Dahl did face some challenges at CHS when she started. While the number of referrals and suspensions had dramatically dropped over the past few years under former principal Thomas Taylor, the graduation rate also declined over 6 percent in 2013 and the dropout rate rose from 6.2 to 10.2 percent.
Dahl said they have responded to the drop in numbers by offering tutoring and remediation earlier in the year, and Saturday make-up days for students that can’t stay after school because of other commitments including jobs or afterschool sports.
“We’re looking at taking a more proactive approach with students who might be showing signs of not being on track or struggling in certain areas,” Dahl said.
And according to Dahl, the unofficial numbers so far show increases in the graduation rate this year.
Mace, who teaches U.S. History, said teachers’ hearts immediately went out to Dahl when she was named principal with so little time to prepare for the challenging position.

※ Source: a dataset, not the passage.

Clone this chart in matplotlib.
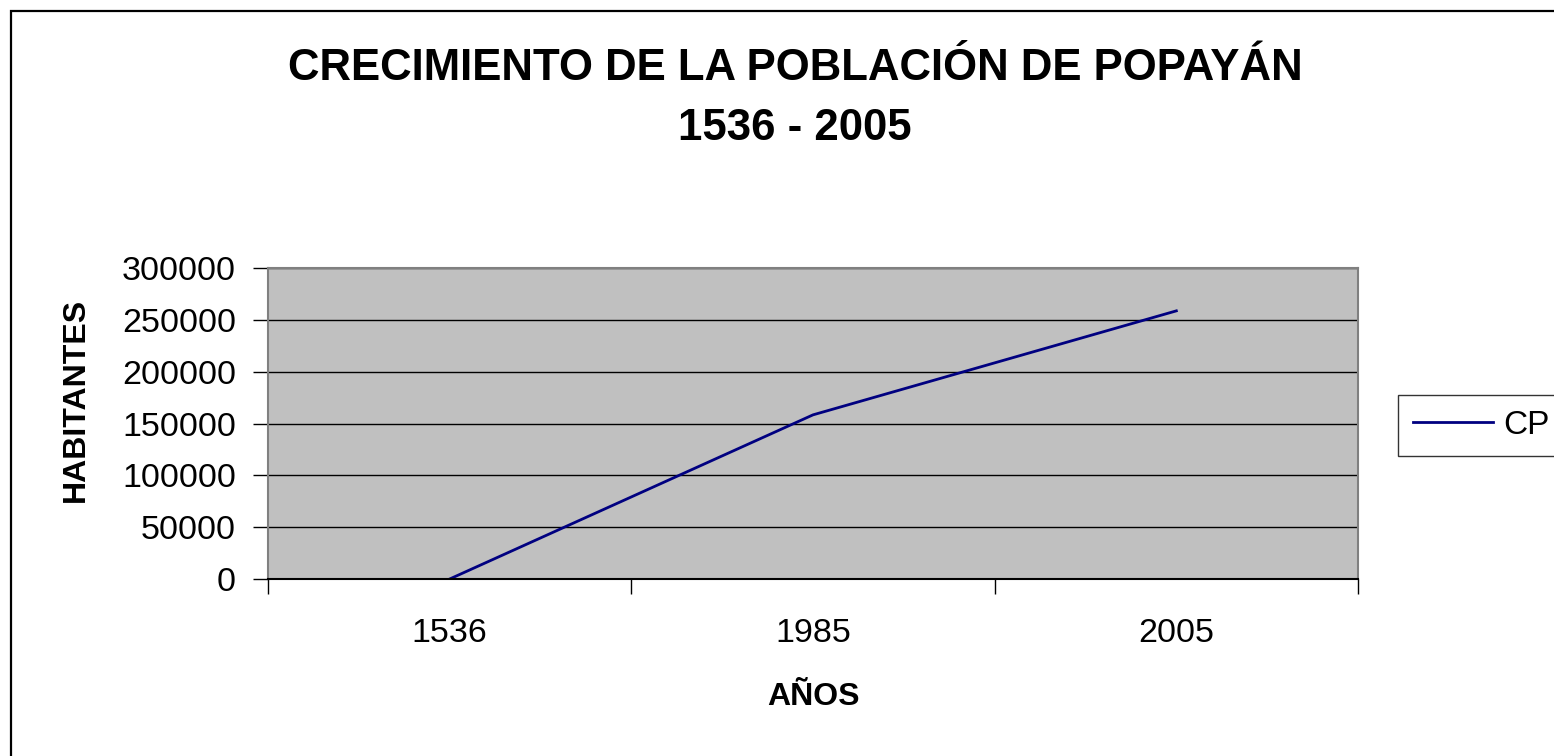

“It was a really, really tough situation for everyone involved and I think Jill did a great job of rising to the challenge,” Mace said. “Jill has been the consummate professional, she has been really responsive to teachers needs, very student focused and she has been everything that we would have hoped for in a principal.”
Parent Teacher Organization President Lisa Drake also said the transition was smooth and she has been pleased with her involvement.
“From my standpoint it seemed fairly seamless with Jill coming on board,” Drake said. “She was incredibly approachable, and positive, and excited and embracing of whatever the PTO could and would be doing.”
Dahl, who is the mother of two sons, said she also tried to keep calm in the school and maintain a good relationship with students.
“Something that I heard consistently was that the kids knew there were clear and consistent expectations,” Dahl said. “I feel like I kind of took on this mom mentality with some of the kids because they knew I could give them the ‘look’ or I just had to make myself present.”
Four weeks before students refill the halls inside CHS, Dahl is at work with her administrative team, which now includes another new assistant principal. And while a full summer may seem luxurious compared to last year’s shortened preparation time, it stills goes by quickly.
“I’m amazed at how much work there is going into it, which even amazes me more that we pretty much accomplished this in a weekend last year,” Dahl said.
But the large white board that hangs in Dahl’s spacious office and that Dahl calls the “brain dump” has more words than white space on it. One of the ideas on the board that Dahl is pushing for this year is to create more school pride among students and staff.
“CHS is such a unique place. It’s so diverse and there are so many amazing components to it,” Dahl said. “We have many places where there is great pride about this program or that program… and those are all important and they all need to be celebrated, but I also want to see our students be proud of just being a CHS Black Knight, and really defining what that means.”
Increasing school spirit can be a challenge but Dahl has some specific ideas including team building among students and staff, grade level activities, bringing back pep rallies, developing mentorships between upper and lowerclassmen and enhancing freshmen orientation during the summer.
CHS has now had three principals and one interim principal over the past seven years and when asked whether she plans on staying, Dahl’s answer seemed pretty confident.
“I hope so. I hope so,” Dahl said. “I don’t see what would take me from here. I feel like I’m really well supported. The people I work with are amazing and you can’t always say that in the workplace. So as long as they’re willing to have me, I’m here.”